“Just as a bachelor’s degree gives current applicants for bartender jobs an edge over those with just a high-school diploma, so a master’s degree holder will have an advantage over those with a mere bachelor’s degree,” the study’s authors write.
“My generation is suffering disproportionately,” said Terence Grado, director of National and State Policy at Generation Opportunity.
The result of this economic condition will manifest in a number of ways.
Former Reagan budget director David Stockman suggested the younger generation’s debt burden will inhibit their ability to buy a home until much later, thus contributing to the stall in the housing market.
Signs from National Association of Home Builders maintain confidence in the housing market is steady, though artificially low interest rates and speculation have Stockman concerned.
“As soon as the Fed has to normalize interest rates, housing prices will stop appreciating and they’ll probably head down,” he said.
Another trend that may start to show its true power is the decline in American birthrate. Though a natural trend during recessions, the birthrate has not seemed to rebound with the economy.

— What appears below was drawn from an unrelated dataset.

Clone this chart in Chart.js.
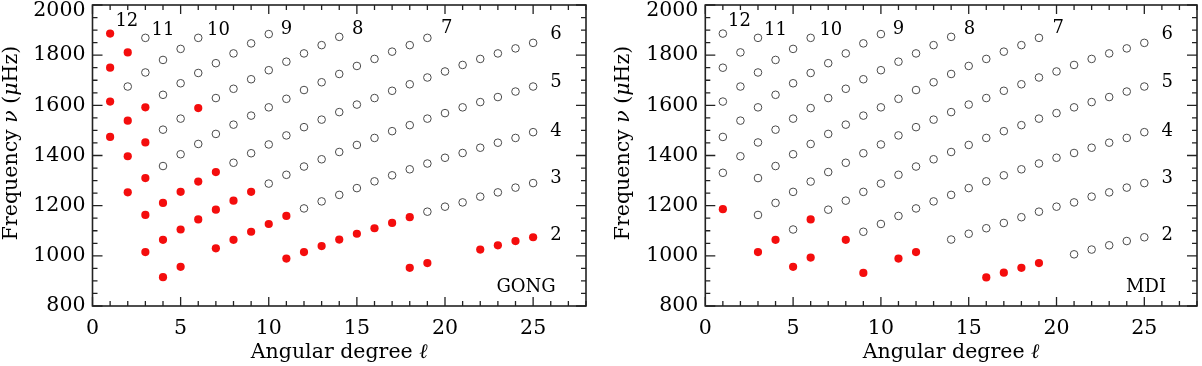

“Some analysts now wonder if the unprecedented scale of early indebtedness stemming from student loans, affecting nearly one-quarter of the overall US populace of childbearing age, has become a permanent deterrent to parenthood,” the Christian Science Monitor reports.
28-year-old recent law school graduate Karen Hu is facing this very dilemma. While she and her husband, a software programmer, have begun considering having kids, there are a few things holding them back. For one, Hu has had difficulty finding a good job in the post-recession economy.
Couple that with her student debt of $164,000 with monthly payments of $818, “Children just don’t fit into that scenario,” Hu says.